Prison Moratorium Project (PMP)

Prison Moratorium Project (PMP)

Overview

* Non-Profit organization dedicated to eliminating all prisons and freeing all inmates
* Founder Kevin Pranis was former chairman of Democratic Socialists of America
* Has been associated with Black Panther activists and projects
* Has invited Angela Davis to teach its seminars


The Prison Moratorium Project (PMP) was created in 1995 for the express purpose of working for the elimination of all prisons in the United States and the release of all inmates. This non-profit group believes that incarceration is never an appropriate means of dealing with crime. Embracing the axiom that American society’s inherent inequities are at the root of all criminal behavior, PMP laments what it calls the “criminalization of youth” allegedly caused by those inequities.

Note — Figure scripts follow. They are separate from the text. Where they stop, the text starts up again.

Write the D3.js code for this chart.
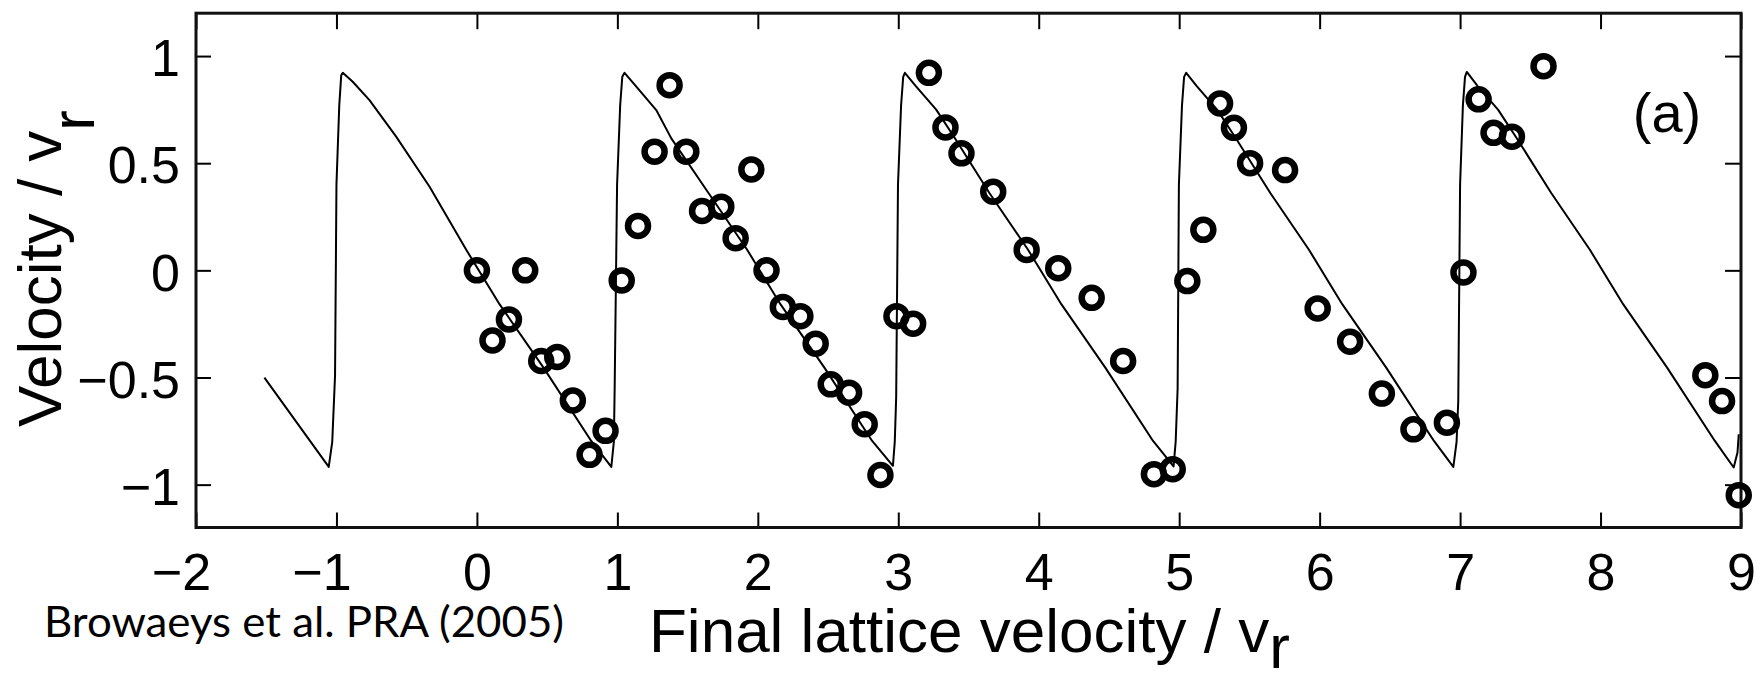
<!DOCTYPE html>
<meta charset="utf-8">
<html>
<head>
    <script src="https://d3js.org/d3.v7.min.js"></script>
    <style>
        body { margin: 0; background: #fff; }
        .axis text { font: 52px "Liberation Sans", Arial, sans-serif; fill: #000; }
        .axis line { stroke: #000; stroke-width: 2; }
        .axis path { display: none; }
        .label { font: 62px "Liberation Sans", Arial, sans-serif; fill: #000; }
    </style>
</head>
<body>
<svg class="chart"></svg>
<script>
    // measured points (circles)
    var dataX = [0.0, 0.111, 0.228, 0.344, 0.458, 0.572, 0.683, 0.802, 0.916, 1.031,
        1.147, 1.265, 1.372, 1.491, 1.603, 1.74, 1.842, 1.954, 2.062, 2.178, 2.303, 2.412, 2.519, 2.65, 2.761, 2.873, 2.987, 3.106,
        3.218, 3.336, 3.45, 3.676, 3.914, 4.139, 4.377, 4.601, 4.82, 4.954, 5.058, 5.172, 5.291, 5.39, 5.505, 5.754,
        5.986, 6.217, 6.443, 6.668, 6.906, 7.024, 7.132, 7.238, 7.369, 7.594,
        8.746, 8.865, 8.984];
    var dataY = [0.0, -0.327, -0.229, 0.0, -0.423, -0.404, -0.607, -0.861, -0.749, -0.047,
        0.207, 0.554, 0.864, 0.554, 0.277, 0.297, 0.15, 0.471, 0.0, -0.171, -0.214, -0.342, -0.532, -0.571, -0.718, -0.955, -0.214, -0.249,
        0.922, 0.667, 0.546, 0.367, 0.095, 0.01, -0.128, -0.423, -0.951, -0.928, -0.05, 0.189, 0.779, 0.665, 0.5, 0.468,
        -0.178, -0.333, -0.575, -0.742, -0.711, -0.01, 0.798, 0.642, 0.624, 0.953,
        -0.489, -0.61, -1.049];

    // theory curve (sawtooth)
    var curveX = [-1.513, -1.055, -1.03, -1.01, -1.0, -0.98, -0.966,
        -0.955, -0.884, -0.765, -0.575, -0.338, -0.076, 0.162, 0.474, 0.814, 0.957,
        0.975, 0.981, 0.998, 1.02, 1.035,
        1.051, 1.135, 1.277, 1.384, 1.65, 1.924, 2.162, 2.474, 2.814, 2.962,
        2.975, 2.985, 2.998, 3.02, 3.035,
        3.047, 3.125, 3.27, 3.4, 3.65, 3.924, 4.162, 4.474, 4.814, 4.96,
        4.975, 4.989, 4.998, 5.02, 5.035,
        5.05, 5.125, 5.27, 5.4, 5.65, 5.924, 6.162, 6.474, 6.814, 6.952,
        6.975, 6.987, 7.0, 7.02, 7.035,
        7.048, 7.125, 7.27, 7.4, 7.65, 7.924, 8.162, 8.474, 8.814, 8.948,
        8.975, 8.984];
    var curveY = [-0.501, -0.917, -0.8, -0.49, 0.4, 0.77, 0.91,
        0.922, 0.88, 0.794, 0.624, 0.391, 0.096, -0.159, -0.454, -0.796, -0.917,
        -0.8, -0.54, 0.4, 0.77, 0.903,
        0.922, 0.857, 0.748, 0.616, 0.36, 0.096, -0.159, -0.454, -0.796, -0.912,
        -0.8, -0.594, 0.4, 0.77, 0.903,
        0.922, 0.86, 0.75, 0.62, 0.36, 0.096, -0.159, -0.454, -0.796, -0.915,
        -0.8, -0.55, 0.4, 0.77, 0.903,
        0.922, 0.86, 0.75, 0.62, 0.36, 0.096, -0.159, -0.454, -0.796, -0.917,
        -0.8, -0.61, 0.4, 0.77, 0.903,
        0.926, 0.86, 0.75, 0.62, 0.36, 0.096, -0.159, -0.454, -0.796, -0.92,
        -0.85, -0.765];

    var xTicks = [-2, -1, 0, 1, 2, 3, 4, 5, 6, 7, 8, 9];
    var yTicks = [-1, -0.5, 0, 0.5, 1];

    var width = 1761,
        height = 681;

    var svg = d3.select(".chart")
        .attr("width", width)
        .attr("height", height);

    var x = d3.scaleLinear().domain([-2, 9]).range([196, 1741]);
    var y = d3.scaleLinear().domain([-1.2, 1.2]).range([527.5, 13.2]);
    var fmt = d3.format("");

    // axes with inward ticks on all four sides
    var xAxis = svg.append("g").attr("class", "axis")
        .attr("transform", "translate(0," + y(-1.2) + ")")
        .call(d3.axisBottom(x).tickValues(xTicks).tickFormat(fmt).tickSize(-15).tickSizeOuter(0).tickPadding(26));
    // minus sign hangs to the left of the centred digit
    xAxis.selectAll("text").attr("x", function(d) { return d < 0 ? -15 : 0; });
    svg.append("g").attr("class", "axis")
        .attr("transform", "translate(0," + y(1.2) + ")")
        .call(d3.axisTop(x).tickValues(xTicks).tickSize(-16).tickSizeOuter(0).tickFormat(""));
    var yAxis = svg.append("g").attr("class", "axis")
        .attr("transform", "translate(" + x(-2) + ",0)")
        .call(d3.axisLeft(y).tickValues(yTicks).tickFormat(fmt).tickSize(-15).tickSizeOuter(0).tickPadding(16));
    yAxis.selectAll("text").attr("dy", "0.38em");
    svg.append("g").attr("class", "axis")
        .attr("transform", "translate(" + x(9) + ",0)")
        .call(d3.axisRight(y).tickValues(yTicks).tickSize(-16).tickSizeOuter(0).tickFormat(""));

    svg.append("rect")
        .attr("x", x(-2))
        .attr("y", y(1.2))
        .attr("width", x(9) - x(-2))
        .attr("height", y(-1.2) - y(1.2))
        .attr("fill", "none")
        .attr("stroke", "#111")
        .attr("stroke-width", 3);

    var line = d3.line()
        .x(function(d, i) { return x(curveX[i]); })
        .y(function(d, i) { return y(curveY[i]); });

    svg.append("path")
        .datum(curveX)
        .attr("d", line)
        .attr("fill", "none")
        .attr("stroke", "#000")
        .attr("stroke-width", 2)
        .attr("stroke-linejoin", "round");

    svg.selectAll(".pt")
        .data(dataX)
        .enter()
        .append("circle")
        .attr("class", "pt")
        .attr("cx", function(d) { return x(d); })
        .attr("cy", function(d, i) { return y(dataY[i]); })
        .attr("r", 10)
        .attr("fill", "none")
        .attr("stroke", "#000")
        .attr("stroke-width", 6.5);

    // labels
    var xl = svg.append("text").attr("class", "label")
        .attr("x", 649).attr("y", 651.7);
    xl.append("tspan").text("Final lattice velocity / v");
    xl.append("tspan").attr("dy", 16).text("r");

    var yl = svg.append("text").attr("class", "label")
        .attr("transform", "translate(61,427) rotate(-90)");
    yl.append("tspan").text("Velocity / v");
    yl.append("tspan").attr("dy", 33).text("r");

    svg.append("text")
        .attr("x", 1667).attr("y", 131.7)
        .attr("text-anchor", "middle")
        .style("font", "56px 'Liberation Sans', Arial, sans-serif")
        .text("(a)");

    svg.append("text")
        .attr("x", 44).attr("y", 637)
        .attr("textLength", 520)
        .attr("lengthAdjust", "spacingAndGlyphs")
        .style("font", "42px Lato, sans-serif")
        .text("Browaeys et al. PRA (2005)");
</script>
</body>
</html>
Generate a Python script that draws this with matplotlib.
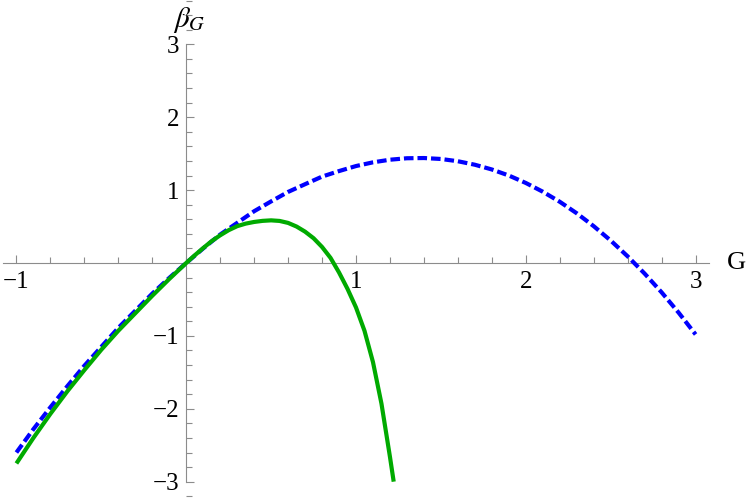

According to PMP, the American “prison-industrial complex” is rife with injustices such as the following: “overrepresentation of Blacks and Latinos within the system; allocation of federal money to a corrupt system rather than to programs that benefit the people; devastation of entire communities; children robbed of caregivers; perpetuation of inferiority complex; psychological damage of those imprisoned; focus on retainment rather than reform and rehabilitation; [and] generations of possible educators, thinkers, artists, and advocates enchained [sic].”

PMP’s worldview includes the following tenets: “imprisonment is not the solution and … prisons cannot work”; “justice and safety are not served by imprisonment but by investing in education, housing, health care, jobs, mental health, and programs that respond to social and economic needs”; and “where there is social and political will to make human livelihood a priority, there is no need for prisons.” To the question of how society should deal with violent criminals, PMP replies not with answers but with its own set of questions: “What are the roots of the violence? How can the community responsibly hold people accountable? What are the best paths towards rehabilitation?”

PMP received national attention through its creation of Raptivism Records and the Hip Hop CD “No More Prisons.” Kevin Pranis, a well-known activist and the former (in the 1990s) Youth Section Chairman of the Democratic Socialists of America (DSA), was a PMP Board member from 1996-2002. PMP has long been closely allied with DSA.

Kate Kyung Ji Rhee, a graduate of the University of Chicago, has been the Director of PMP since 1999. In August 2003, Rhee presented a film explaining the purpose and activities of PMP to the Third International Black Panther Film Festival in New York — a festival chaired by actor and activist Danny Glover. PMP seminars have occasionally been taught by the longtime communist radical Angela Davis, currently a professor at the University of California, Santa Cruz.

The California branch of the Prison Moratorium Project has joined forces with the Border Action Network (BAN) to oppose the Anti-Terrorism and Effective Death Penalty Act and the Illegal Immigrant Reform and Immigrant Responsibility Act, both of which mandate stiff penalties for illegal immigrants who commit crimes in the United States.

Affiliated with the U.S. chapter of the Socialist International, PMP has received financial support from the JEHT Foundation, the New York Foundation, George Soros‘s Open Society Institute, the Public Welfare Foundation, and the Surdna Foundation.